ARONOFF: Mara likes to say something like that — not publicly, but I find it hilarious. If I can find a nice way to say it…. You never read a story about, ”Will, who had anal sex in 1998,” but you’ll read about ”Simon, a man who underwent a sex change operation from female to male in 1998.”
We’re still trapped in a ”wrong body” mentality, where they can understand transgender people being born in the wrong body, trapped in the wrong body, changing from X to Y. But the nuance of transgender people being complete human beings is that it’s not all about surgery, that we don’t all want surgery, and there’s not just one surgery. It’s about what’s between your ears, not what’s between your legs. It’s your gender identity, your internal sense of being male or female or something other than that.
I don’t ask or talk about other peoples’ surgeries or other peoples’ genitals and what their bodies look like when they’re naked unless they are a potential sexual partner, or if there’s some sort of medical need for me to know. [Laughs.]
The queer media has come a heck of a long way, but when the LGBT media — it’s not the majority of the stories anymore — when someone hasn’t taken the time to read the Associated Press Style Book on how journalists should report on transgender people, or when it’s so clear in a story that there’s been some sloppy editing where a trans woman is referred to as a man and with male pronouns throughout and you’ll read, ”So-and-so changed legal name in 1999” and then continue to use the old name. That’s what’s disappointing: when stories look like an effort hasn’t been made.
MW: Do you think our culture will accept those gray areas in your lifetime?
ARONOFF: I’ve got about 50 years left. I think it will happen in my lifetime. So much has happened already.
The LGBT community is doing excellent. No one in a position of power believes that transgender people hold the movement back at all.
[NCTE] organized a lobby day earlier this year with 130 trans people from 30 states, and had excellent meetings in the Senate and House. It’s hard to make an argument that trans people are doing anything in the movement but helping it progress for all of us. It’s not that you are L, G, B or T. You can be T and L, G. That’s something people forget. ”I’m queer” works in San Francisco. People get that. [Laughs.]
MW: It sounds like you really miss San Francisco. Should we expect you to stick around or not?
ARONOFF: My job is wonderful, so I’m glad that I’m here doing this. But my goal is to be back in San Francisco. I think the work needs to happen here, in D.C. It’s really important that transgender people have a voice on Capitol Hill, and are here with the other national organizations to have a voice at the table.
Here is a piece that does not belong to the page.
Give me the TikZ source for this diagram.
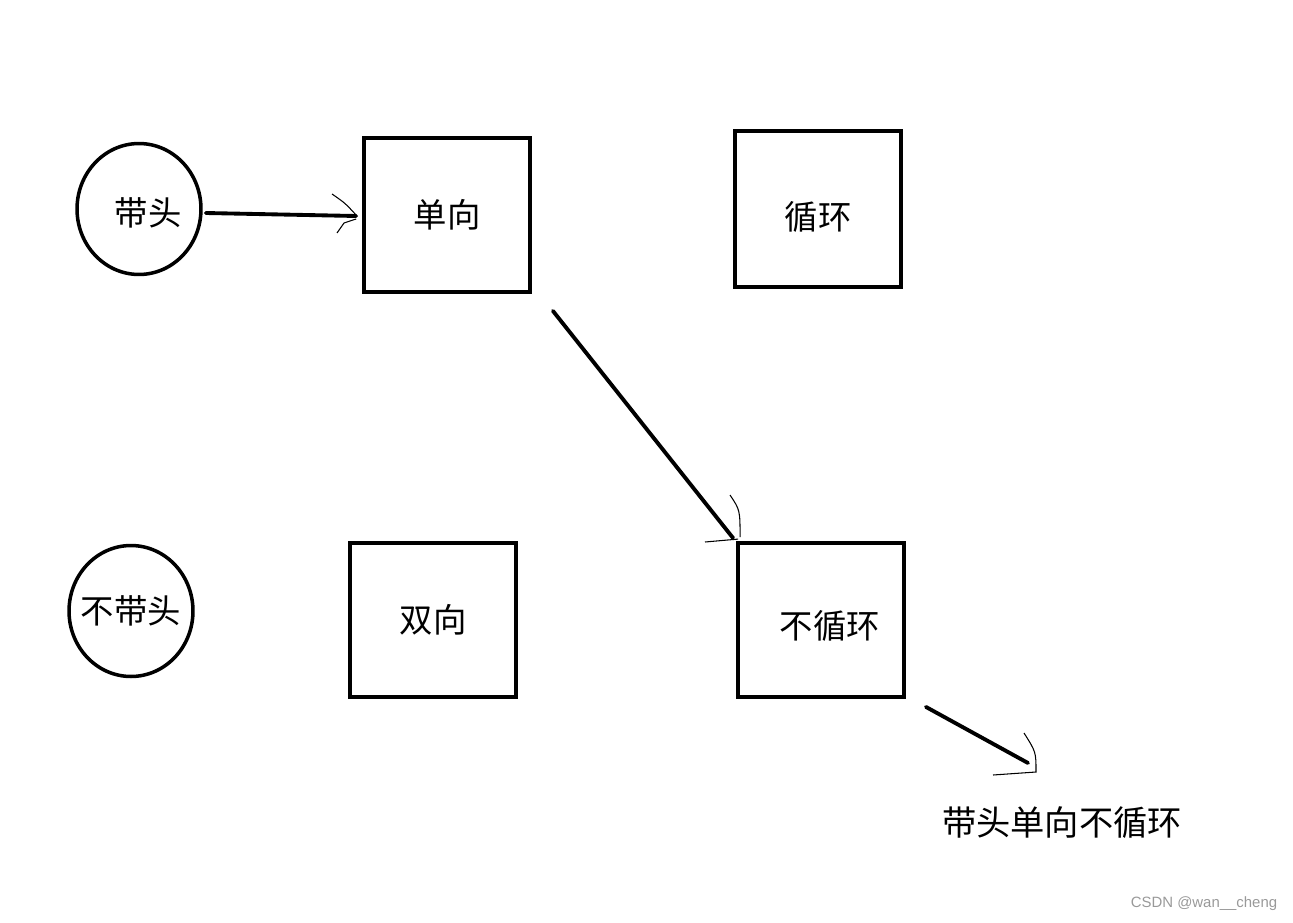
\documentclass[tikz,border=0pt]{standalone}
\usepackage{fontspec}
\newfontfamily\cjk{Noto Sans CJK SC}
\setsansfont{Liberation Sans}
\usetikzlibrary{shapes.geometric}

\begin{document}
\begin{tikzpicture}[x=0.02cm, y=-0.02cm,
    caixa/.style={draw, line width=2.2pt, minimum width=3.32cm, minimum height=3.08cm,
        font=\cjk\fontsize{19}{19}\selectfont},
    bola/.style={draw, ellipse, line width=2pt, minimum width=2.48cm, minimum height=2.62cm,
        inner sep=0pt},
    rotulo/.style={font=\cjk\fontsize{19}{19}\selectfont},
    conn/.style={line width=2.2pt, line cap=round},
    ponta/.style={line width=0.6pt}]

    % margens da figura
    \useasboundingbox (0,0) rectangle (1293,922);

    % --- Cabeça ---
    \node[bola, label={[rotulo, xshift=0.18cm, yshift=-0.08cm]center:带头}] (dt) at (139,209) {};
    \node[bola, label={[rotulo]center:不带头}] (bdt) at (131,611) {};

    % --- Caixas ---
    \node[caixa] (dx) at (447,215) {单向};
    \node[caixa, minimum height=3.12cm, label={[rotulo, yshift=-0.16cm]center:循环}] (xh) at (818,209) {};
    \node[caixa] (sx) at (433,620) {双向};
    \node[caixa, label={[rotulo, xshift=0.18cm, yshift=-0.12cm]center:不循环}] (bxh) at (821,620) {};

    % resultado
    \node[font=\cjk\fontsize{19.5}{19.5}\selectfont] (res) at (1062,823) {带头单向不循环};
    \coordinate (fim) at (1028,763);

    % 1. Seta do circulo para a caixa
    \draw[conn] ([shift={(3,4)}]dt.east) -- ([shift={(-6,1)}]dx.west);
    \draw[ponta] (332,194) .. controls (345,203) .. ([shift={(-6,0)}]dx.west);
    \draw[ponta] (337,233) -- (344,223) -- ([shift={(-6,4)}]dx.west);

    % 2. Diagonal ate "nao circular"
    \draw[conn] ([shift={(21,17)}]dx.south east) -- ([shift={(-3,-3)}]bxh.north west);
    \draw[ponta] (730,495) .. controls (740,510) .. ([shift={(4,-4)}]bxh.north west);
    \draw[ponta] (705,542) -- ([shift={(2,-2)}]bxh.north west);

    % 3. Seta para o resultado
    \draw[conn] ([shift={(20,8)}]bxh.south east) -- (fim);
    \draw[ponta] (1024,733) .. controls (1036,752) .. (1036,772) -- (993,775);

    % marca d'agua
    \node[font=\sffamily\fontsize{8.5}{8.5}\selectfont, text=gray!80] (wm) at (1204,904) {CSDN @wan\_\_cheng};

\end{tikzpicture}
\end{document}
But I definitely prefer the vibe of San Francisco and the West Coast.
MW: What changes could happen here that would convince you to stay? The weather?
ARONOFF: You can’t stop August from happening. [Laughs.] I would like people [here] to be more open about their own gray areas and fluidity. That would be a big one. I would like to see more space for LGBT queer people, progressive people, not just in bars or dance clubs. They have really wonderful performance stuff in San Francisco that’s both creative and political. There would be gay men and drag queens and big dykes, lesbians, trans people of every persuasion. That’s what I miss about San Francisco the most.
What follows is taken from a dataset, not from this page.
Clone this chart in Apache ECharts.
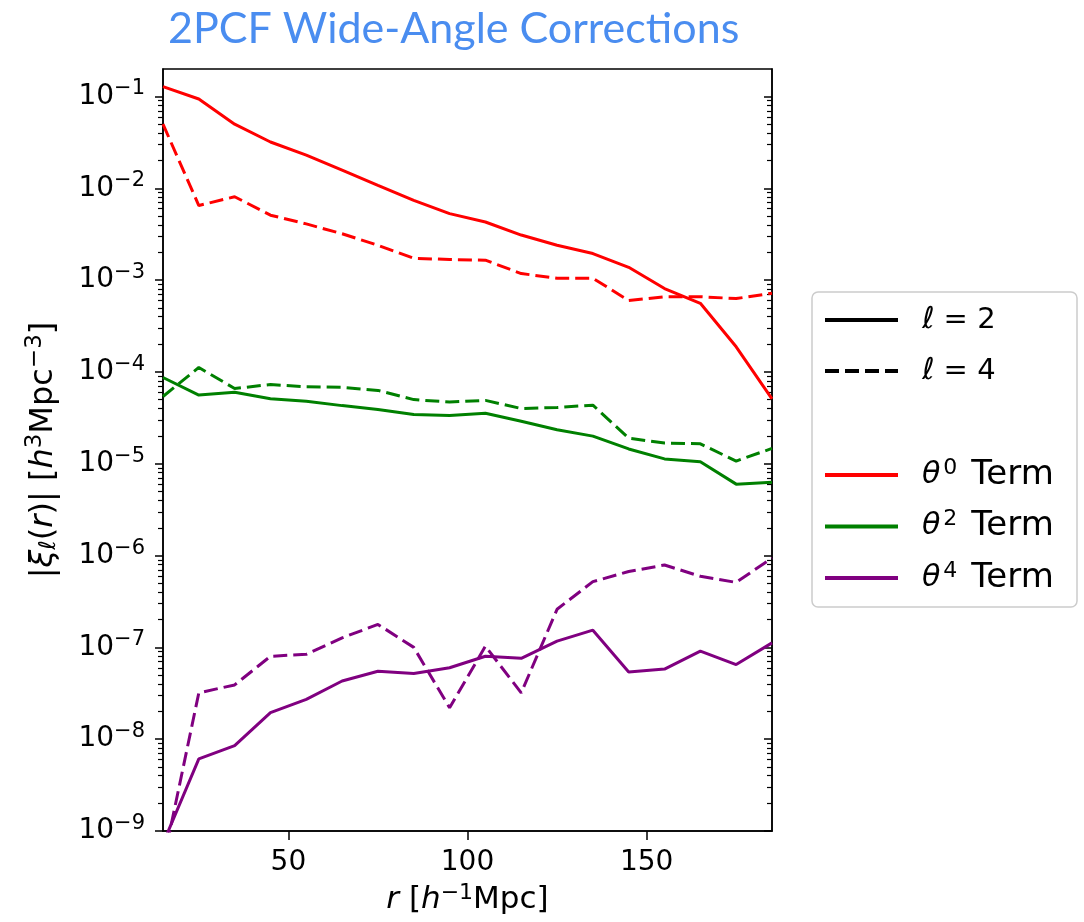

I don’t go out that much, but from what I’ve seen, [D.C.] seems more like gay boys are here, gay women go to the Phase or dance at Apex. Trans people have certain groups here and there. But there’s not this sense of celebration and solidarity, where people are coming together and having a good time. If there is, you should tell me and I’ll be there this weekend.
We are right now the closest we’ve ever been to passing federal legislation that would protect LGBT people. Once that happens, in two to five years, maybe even this year, then a lot of NCTE’s initial mission work will be done.
MW: Then you’ll be free to leave?
ARONOFF: When I feel NCTE is sustainable, I’ll feel I’m in a good place about leaving. But I certainly wouldn’t dismiss staying here and filling Mara’s shoes if she should ever go on to have a less stressful job.